Barry Ritholz interviewed Will Danoff for his pod Masters in Business recently, and I highly recommend giving it a listen. For those not familiar with Danoff (I wasn’t until this pod), he is the manager for a Fidelity mutual fund called Contrafund which has smoked the S&P for the last few decades. Contrafund has $139bn under management and the returns are stunning – from Fidelity:
A $10K investment in the fund in 1990 would be worth over 2.3 times that of a hypothetical investment in its benchmark over the same period. On average, the Fidelity Contrafund has beaten the S&P 500 Index by 3.16% per year.
During Will Danoff’s tenure, Contrafund has outperformed the S&P 500 Index in 100% of rolling 10-year time periods.– Fidelity write-up on Contrafund
I found Danoff’s interview really approachable and enjoyed listening to him talk about his own approach. Danoff’s track record and approach to evaluating companies convinced me to dollar cost average into Contrafund immediately after the pod ended – the ticker is FCNTX for those interested. I’m excited to watch his portfolio (which has over 300 public and mostly large cap companies) now that I have skin in the game.
Some lessons learned and observations I had from the pod:
- Look for doubling of earnings in 5 years. This is a key question to ask yourself before you buy the company – how quickly can they double earnings?

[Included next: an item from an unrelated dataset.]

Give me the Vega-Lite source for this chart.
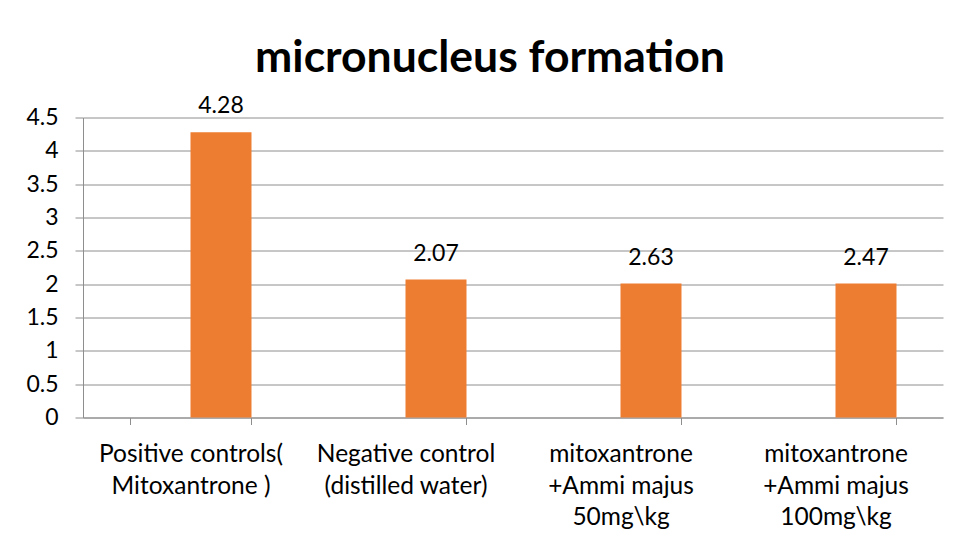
{
  "$schema": "https://vega.github.io/schema/vega-lite/v6.json",
  "autosize": {"type": "none"},
  "width": 860,
  "height": 300,
  "padding": {"left": 83, "top": 117.5, "right": 17, "bottom": 126.5},
  "background": "white",
  "title": {
    "text": "micronucleus formation",
    "font": "Lato",
    "fontSize": 44.5,
    "fontWeight": "bold",
    "color": "#000000",
    "anchor": "middle",
    "frame": "group",
    "baseline": "alphabetic",
    "offset": 45,
    "dy": 66,
    "dx": -23
  },
  "data": {
    "values": [
      {"group": "Positive controls(\nMitoxantrone )", "series": "B", "value": 4.28, "label": "4.28"},
      {"group": "Negative control\n(distilled water)", "series": "B", "value": 2.07, "label": "2.07"},
      {"group": "mitoxantrone\n+Ammi majus\n50mg\\kg", "series": "B", "value": 2.01, "label": "2.63"},
      {"group": "mitoxantrone\n+Ammi majus\n100mg\\kg", "series": "B", "value": 2.01, "label": "2.47"}
    ]
  },
  "encoding": {
    "x": {
      "field": "group",
      "type": "nominal",
      "sort": null,
      "scale": {"paddingInner": 0.4326, "paddingOuter": 0.2163},
      "axis": {
        "title": null,
        "labelAngle": 0,
        "labelExpr": "isValid(datum.value) ? split(datum.value, '\\n') : ''",
        "labelFont": "Lato",
        "labelFontSize": 24.5,
        "labelColor": "#000000",
        "labelLineHeight": 31.7,
        "labelBaseline": "top",
        "labelPadding": 18,
        "labelLimit": 0,
        "tickBand": "extent",
        "tickSize": 7,
        "tickColor": "#8e8e8e",
        "domainColor": "#8e8e8e",
        "domainWidth": 1,
        "grid": false
      }
    },
    "xOffset": {"field": "series", "type": "nominal", "scale": {"domain": ["A", "B"], "paddingInner": 0, "paddingOuter": 0}},
    "y": {
      "field": "value",
      "type": "quantitative",
      "scale": {"domain": [0, 4.5], "nice": false, "zero": true},
      "axis": {
        "title": null,
        "values": [0, 0.5, 1, 1.5, 2, 2.5, 3, 3.5, 4, 4.5],
        "format": "~g",
        "labelFont": "Lato",
        "labelFontSize": 23,
        "labelColor": "#000000",
        "labelPadding": 17,
        "tickSize": 8,
        "tickColor": "#8e8e8e",
        "domainColor": "#8e8e8e",
        "gridColor": "#8e8e8e",
        "gridWidth": 1,
        "grid": true,
        "labelFlush": false
      }
    }
  },
  "layer": [
    {"mark": {"type": "bar", "color": "#ED7D31"}},
    {
      "mark": {"type": "text", "font": "Lato", "fontSize": 23, "color": "#000000", "baseline": "alphabetic", "dy": -19},
      "encoding": {"text": {"field": "label"}}
    }
  ],
  "config": {"view": {"stroke": null}}
}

- Think of how much to invest kind of like playing poker (pre-flop, flop, turn, river). As time goes on, you’re going to get more cards to tell you how much to bet. One example is SBUX – early in history they had stores in Pacific Northwest and it wasn’t known whether the concept would work outside of “tree-hugger” types (Danoff’s words :-)). At this point you maybe have a high card and a decent kicker – good potential but lots of room for failure. They then made stores work in Northeast and then management started showing math working on returns on capital for each new store opened – now maybe you think of this as getting a two pair or something good on flop. Bet more as good stories unfold. As more uncertainty around a company is removed because of great execution and proof in the data, it makes sense to increase your bets (as aside, I’ve often been hesitant to dollar cost average up and want to improve at this)
- Pay attention to what management has to say, and not necessarily their intent. Management is pitching you, the investor, for a reason – they need capital. What management is telling you about the business can inform an investment decision outside of buying the company management represents. Danoff tells a notable story about how when Ask.com (AskJeeves) pitched Fidelity, he got more insight into Google’s dominance at search and ended up investing in Google instead.
- What would the world look like without this company? This is another good framing question for company evaluation. Consider AMZN during COVID
- Companies can stay expensive relative to the market for decades. In cases where you think growth will continue and business quality is excellent, don’t let this dissuade you. Teams pay up for great athletes (ex. MJ on Bulls); great stocks are expensive and stay expensive
- Own best of breed – you’re not looking for someone who can bump market share from 1-5% – you’re looking for someone who can win the market who has incredibly high customer satisfaction
- There’s a reason indexes are hard to beat – the worst names get kicked out of the index and the best names become a larger percentage (think of FAANG representing big percentage of S&P return). How does your portfolio compare to the index? If the sectors you’re invested in are way different from the S&P allocation, you’re taking a big bet against the index
Anyways, thought this pod was excellent and recommend everyone give it a listen.